I do need an outlet that will accept 12AWG on a push connection.

I'll throw this out there since no one else has mentioned it, by "3-way" do you mean one half is switched and one half is always powered? If so, any standard outlet can be adapted to that arrangement. Just break away the little tabs on the side to isolate the upper and lower outlets.

I agree with others that the correct fix for short wires is to add "pigtail" wires to the short wires with a wire nut, then connect the pigtail to the outlet. Assuming you have enough room in the box, of course.

As for the push connection, I would be surprised if they are even allowed by code anymore. I have personally seen several outlets with burned connectors due to loose connections. They basically rely on spring tension to maintain the connection and the springs often get weak over time. Dangerous fire hazard, I wouldn't use them even if they're allowed.
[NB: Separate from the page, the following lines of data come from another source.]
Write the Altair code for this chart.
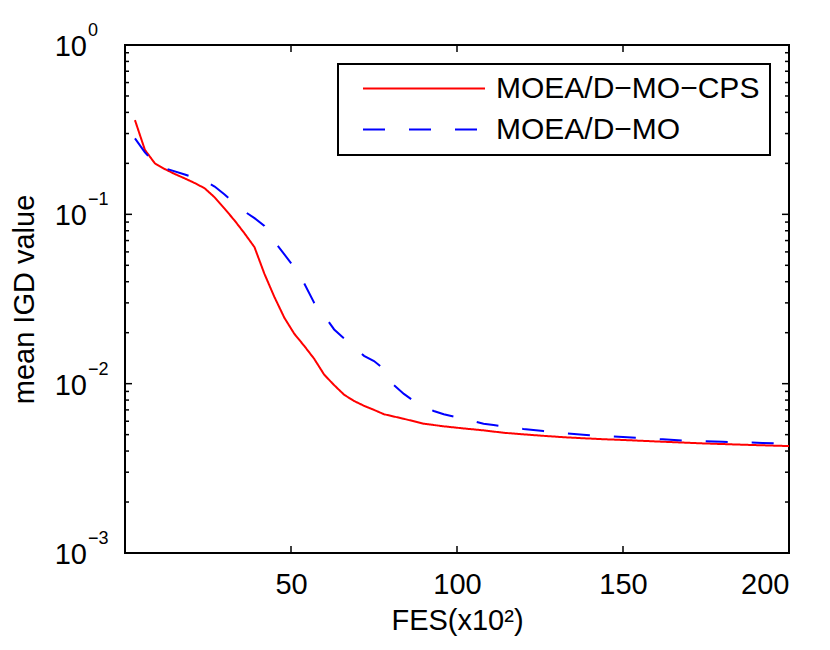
import altair as alt
import pandas as pd

# ---- data ----
series_names = ["MOEA/D−MO−CPS", "MOEA/D−MO"]

x_cps = [3, 6, 9, 12, 15, 18, 21, 24, 27, 30, 33, 36, 39, 42, 45, 48, 51, 54, 57, 60,
         63, 66, 69, 72, 75, 78, 84, 90, 96, 102, 108, 114, 120, 126, 132, 138, 144, 150,
         162, 174, 186, 200]
y_cps = [0.36, 0.24, 0.20, 0.185, 0.173, 0.163, 0.153, 0.1425, 0.126, 0.108, 0.092, 0.0772,
         0.064, 0.0445, 0.0325, 0.0245, 0.0197, 0.0167, 0.0140, 0.0113, 0.0098, 0.0086,
         0.0079, 0.0074, 0.0070, 0.0066, 0.0062, 0.0058, 0.0056, 0.00544, 0.0053, 0.00513,
         0.00502, 0.00492, 0.00483, 0.00476, 0.0047, 0.00465, 0.00454, 0.00444, 0.00436, 0.00428]

x_mo = [3, 6, 9, 12, 18, 24, 27, 30, 33, 36, 39, 42, 45, 48, 51, 54, 57, 60, 63, 66, 69, 72,
        75, 78, 81, 84, 87, 90, 93, 96, 99, 102, 105, 108, 111, 114, 120, 126, 132, 138, 144,
        150, 156, 162, 168, 174, 180, 186, 192, 198, 200]
y_mo = [0.281, 0.232, 0.200, 0.187, 0.172, 0.157, 0.146, 0.131, 0.116, 0.104, 0.095, 0.0853,
        0.069, 0.058, 0.0485, 0.039, 0.030, 0.0252, 0.0209, 0.0185, 0.0165, 0.0146, 0.0136,
        0.0122, 0.0098, 0.0087, 0.0079, 0.0073, 0.0069, 0.0066, 0.0064, 0.0062, 0.0060, 0.0058,
        0.0057, 0.0056, 0.0054, 0.00525, 0.0051, 0.0050, 0.0049, 0.00484, 0.00476, 0.00469,
        0.00462, 0.00458, 0.00454, 0.0045, 0.00447, 0.00443, 0.0044]

x_ticks = [50, 100, 150, 200]
y_major = [1, 0.1, 0.01, 0.001]
y_exponents = ["0", "−1", "−2", "−3"]
y_minor = [m * 10 ** e for e in (-3, -2, -1) for m in range(2, 10)]

df = pd.concat([
    pd.DataFrame({"FES": x_cps, "IGD": y_cps, "series": series_names[0]}),
    pd.DataFrame({"FES": x_mo, "IGD": y_mo, "series": series_names[1]}),
], ignore_index=True)
lab = pd.DataFrame({"v": y_major, "exp": y_exponents, "base": ["10"] * len(y_major)})
xt = pd.DataFrame({"t": x_ticks})
ymaj = pd.DataFrame({"v": y_major})
ymin = pd.DataFrame({"v": y_minor})

FONT = "Liberation Sans"
W, H = 664, 508
MAJ, MIN = 7, 4

xs = alt.Scale(domain=[0, 200], nice=False, zero=False)
ys = alt.Scale(type="log", domain=[0.001, 1], nice=False)

leg = alt.Legend(orient="none", legendX=213, legendY=19, labelFont=FONT, labelFontSize=30,
                 labelColor="black", symbolType="stroke", symbolSize=14884, symbolStrokeWidth=2,
                 clipHeight=29, rowPadding=10, padding=10, symbolOffset=14, labelOffset=10,
                 strokeColor="black", fillColor="white", labelLimit=500)

color = alt.Color("series:N", title=None,
                  scale=alt.Scale(domain=series_names, range=["#ff0000", "#0000ff"]), legend=leg)
dash = alt.StrokeDash("series:N", title=None,
                      scale=alt.Scale(domain=series_names, range=[[1, 0], [22, 24]]), legend=leg)

lines = alt.Chart(df).mark_line(strokeWidth=2, clip=True).encode(
    x=alt.X("FES:Q", scale=xs, axis=alt.Axis(
        orient="bottom", values=x_ticks, ticks=False, domain=False, grid=False,
        labelPadding=17, title="FES(x10²)", titlePadding=7)),
    y=alt.Y("IGD:Q", scale=ys, axis=alt.Axis(
        orient="left", values=y_major, ticks=False, labels=False, domain=False,
        grid=False, title="mean IGD value", titlePadding=86)),
    color=color,
    strokeDash=dash,
)

rule = dict(color="black", strokeWidth=1.5)
xq = alt.X("t:Q", scale=xs, axis=None)
yq = alt.Y("v:Q", scale=ys, axis=None)

tick_bottom = alt.Chart(xt).mark_rule(**rule).encode(x=xq, y=alt.value(H), y2=alt.value(H - MAJ))
tick_top = alt.Chart(xt).mark_rule(**rule).encode(x=xq, y=alt.value(0), y2=alt.value(MAJ))
tick_left = alt.Chart(ymaj).mark_rule(**rule).encode(y=yq, x=alt.value(0), x2=alt.value(MAJ))
tick_right = alt.Chart(ymaj).mark_rule(**rule).encode(y=yq, x=alt.value(W), x2=alt.value(W - MAJ))
mtick_left = alt.Chart(ymin).mark_rule(**rule).encode(y=yq, x=alt.value(0), x2=alt.value(MIN))
mtick_right = alt.Chart(ymin).mark_rule(**rule).encode(y=yq, x=alt.value(W), x2=alt.value(W - MIN))

tick_base = alt.Chart(lab).mark_text(
    align="right", baseline="alphabetic", dx=-38, dy=11, font=FONT, fontSize=29, color="black"
).encode(
    x=alt.value(0),
    y=alt.Y("v:Q", scale=ys, axis=None),
    text="base:N",
)

tick_exp = alt.Chart(lab).mark_text(
    align="left", baseline="alphabetic", dx=-37, dy=-9, font=FONT, fontSize=18, color="black"
).encode(
    x=alt.value(0),
    y=alt.Y("v:Q", scale=ys, axis=None),
    text="exp:N",
)

chart = alt.layer(
    lines, tick_bottom, tick_top, tick_left, tick_right, mtick_left, mtick_right,
    tick_base, tick_exp
).resolve_axis(
    x="independent", y="independent"
).properties(
    width=W, height=H,
    autosize=alt.AutoSizeParams(type="none"),
    padding={"left": 117, "top": 37, "right": 33, "bottom": 88},
    background="white",
).configure_view(
    stroke="black", strokeWidth=2
).configure_axis(
    labelFont=FONT, titleFont=FONT,
    labelFontSize=29, titleFontSize=29, labelColor="black", titleColor="black",
    titleFontWeight="normal"
).configure_legend(
    strokeWidth=2
)

chart.save("out.html", embed_options={"renderer": "svg", "actions": False})
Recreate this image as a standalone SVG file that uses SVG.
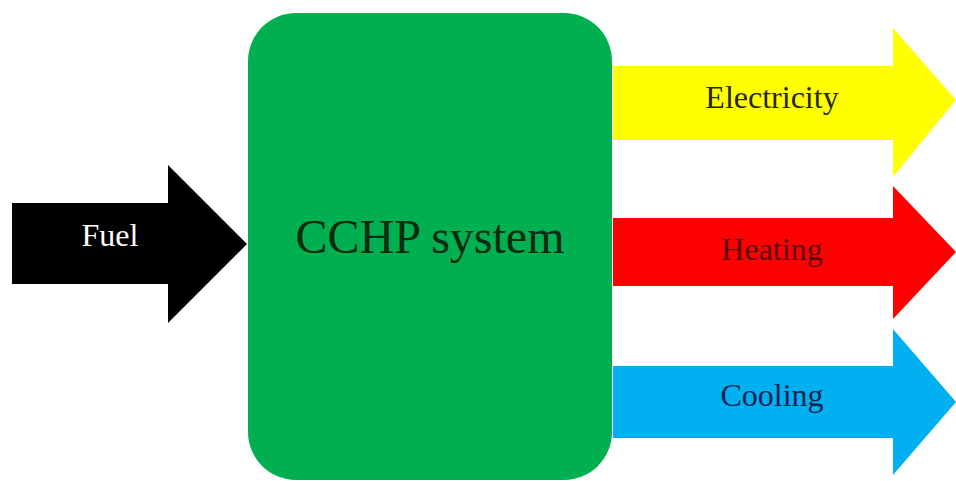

What you can do is buy a higher quality outlet that has clamping style connectors. They're essentially like a standard outlet, except you insert the wire under the clamp and tighten the screw, instead of wrapping the wire around the screw. They will easily handle a 12 gauge wire.
 
If you go to online electricians forums they mostly avoid the push connector types. That was good enough for me.
 
What you can do is buy a higher quality outlet that has clamping style connectors. They're essentially like a standard outlet, except you insert the wire under the clamp and tighten the screw, instead of wrapping the wire around the screw. They will easily handle a 12 gauge wire.

That's what I do. I didn't realize it was associated with a higher quality outlet, but I like the clamping style. Strip the wire, keep it straight, stick it in the clamp and tighten up the screw. Ensures that I have a tight connection.